Volume 3, Number 3 (Summer) 1968

Green, Christopher. 1968. "Negative Taxes and Monetary Incentives to Work: The Static Theory." Journal of Human Resources 3(3):280-288.

The note examines how negative income taxation may influence incentives to work. The model indicating the income-leisure trade-off is used in both graphical and algebraic forms. The analysis indicates that if both income and leisure are "normal" goods, and if preference patterns are not changed as a result of implementation of a negative income tax plan, utility maximizing individuals will choose to work less in the presence of negative tax payments than in their absence. How much less depends on the level of income guarantee, the negative (marginal) tax rate, and the shape of the utility function.

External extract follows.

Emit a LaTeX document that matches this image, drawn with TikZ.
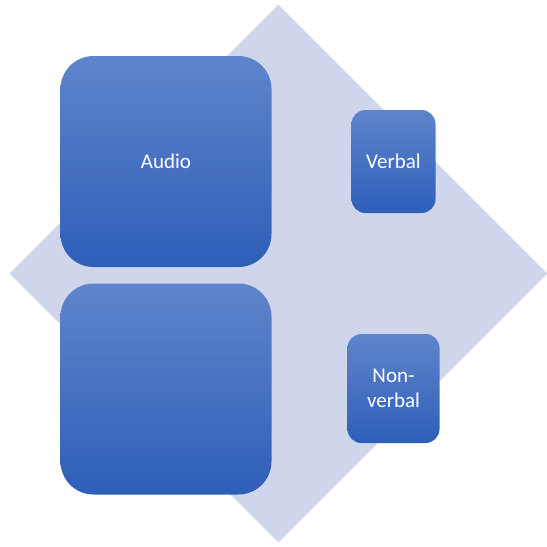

The author is Assistant Professor of Economics, North Carolina State University, at Raleigh. The author wishes to thank Professors Barry Friedman of North Carolina State University, Hirschel Kasper of Oberlin College, and Robert J. Lampman and Harold Watts of the University of Wisconsin for stimulating and useful comments. After having completed the final draft of this paper, the author read Michael Jay Boskin's "The Negative Income Tax and the Supply of Work Effort," National Tax Journal (December 1967), pp. 353-67. Boskin's graphical presentation is similar to that presented in this paper.